Because GRSM people have lived tragic lives in the past, writers have this notion that GRSM people must have tragic stories. Except, the reason our predecessors (and some people today) lived those tragic lives is because of the horrible treatment they received by homophobes, transphobes, and the like. Tragedy is not an inherent part of a GRSM person’s life. Without persecution and hate, we actually live pretty normal lives.
There’s also this notion that people can only feel empathy with GRSM people if they are suffering. Why else are so many GRSM stories about GRSM kids getting bullied, disowned, and worse? Even when these characters don’t die— even when they go on to live happy lives— writers still believe tragedy is necessary to a GRSM character’s story.
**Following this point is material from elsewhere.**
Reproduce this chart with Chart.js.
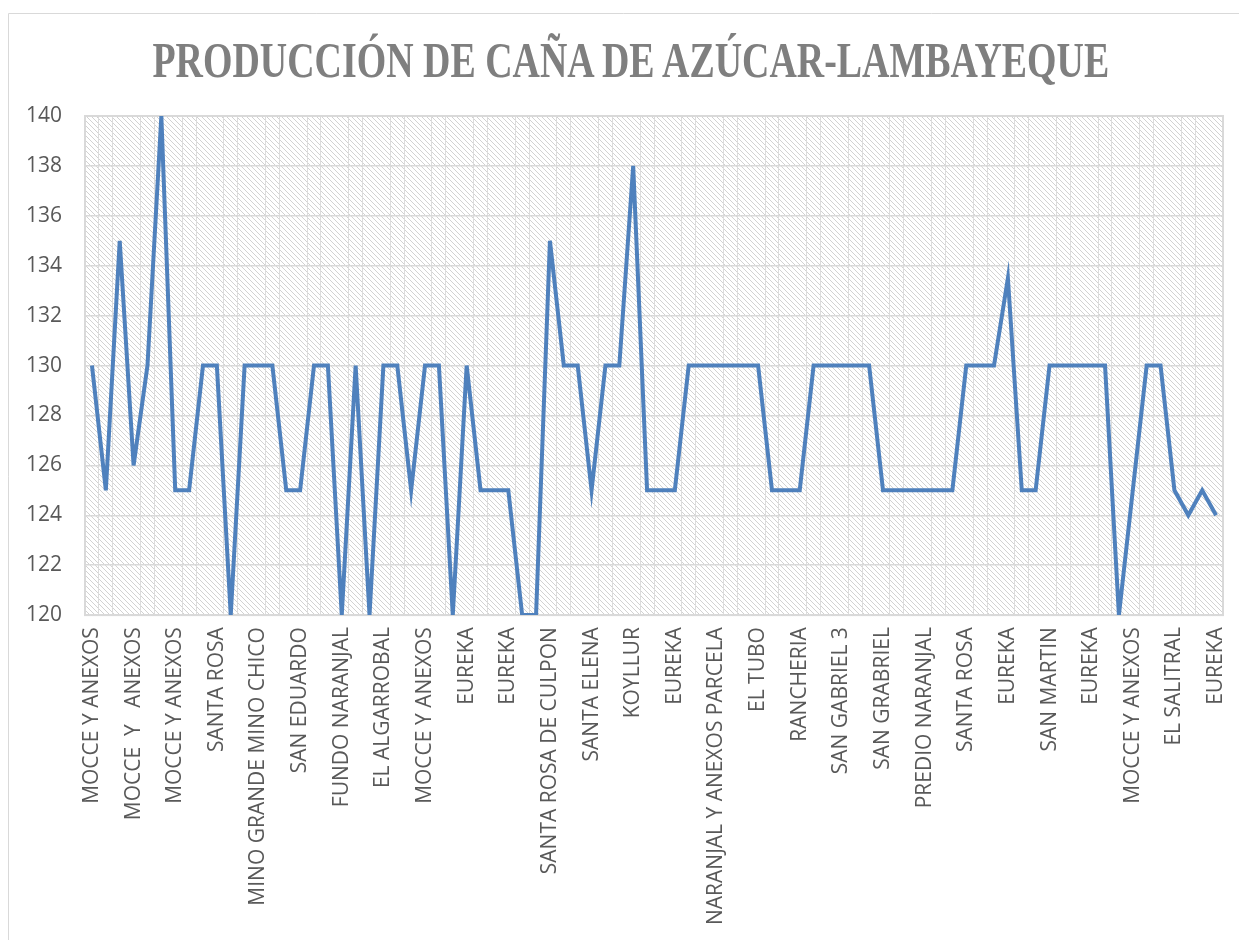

Why is this? Because the GRSM community has been othered for so long, people outside the community have forgotten that we’re just people. They need to see us suffer in order to remember that we matter. Otherwise, our representation wouldn’t be killed off at every turn.
However, that still doesn’t answer one question: where did this concept come from? What caused people to view GRSM folk in this way to the point where Bury Your Gays became this pervasive? Again, the answer is simple: Evangelical Christianity.
Whether people want to accept it or not, these particular branches of Christianity have long dictated what our culture finds acceptable or not. Even for those of us who didn’t grow up religious. Between their proselytizing and lobbying, the Evangelicals have shaped Western culture’s views (especially in America).
While not all Christians are homophobic, the fact is this hatred of the GRSM community is rooted in how certain sects interpret the Bible. And, because Christianity is a proselytizing religion, they spread those ideologies to others. The next thing you know, everyone’s standards of sexuality, identity, gender roles, and modesty are all shaped in part by Evangelical Christianity.
And, if these ideologies impact our culture, they also impact our media. Thus, any character who doesn’t fit an Evangelical Christian’s idea of a “godly person” must be punished. It happens to promiscuous female characters, non-believing characters, and, of course, GRSM characters.
So how can we combat this? Well, we have to keep fighting against these harmful ideologies and decide not to support media that uses the Bury Your Gays trope. Speak out against the use of this trope. And, if you’re a writer, write stories where the GRSM characters don’t die.
Someday this trope won’t matter at all. But right now, there are so few GRSM characters as it is. Killing them off takes that representation away from us. It tells us we’re worth more dead than alive. It tells us our pain is the only thing that makes us valid. And so we must keep our gays— keep all our GRSM characters— alive and above ground. The story— and the world— is better with us in it.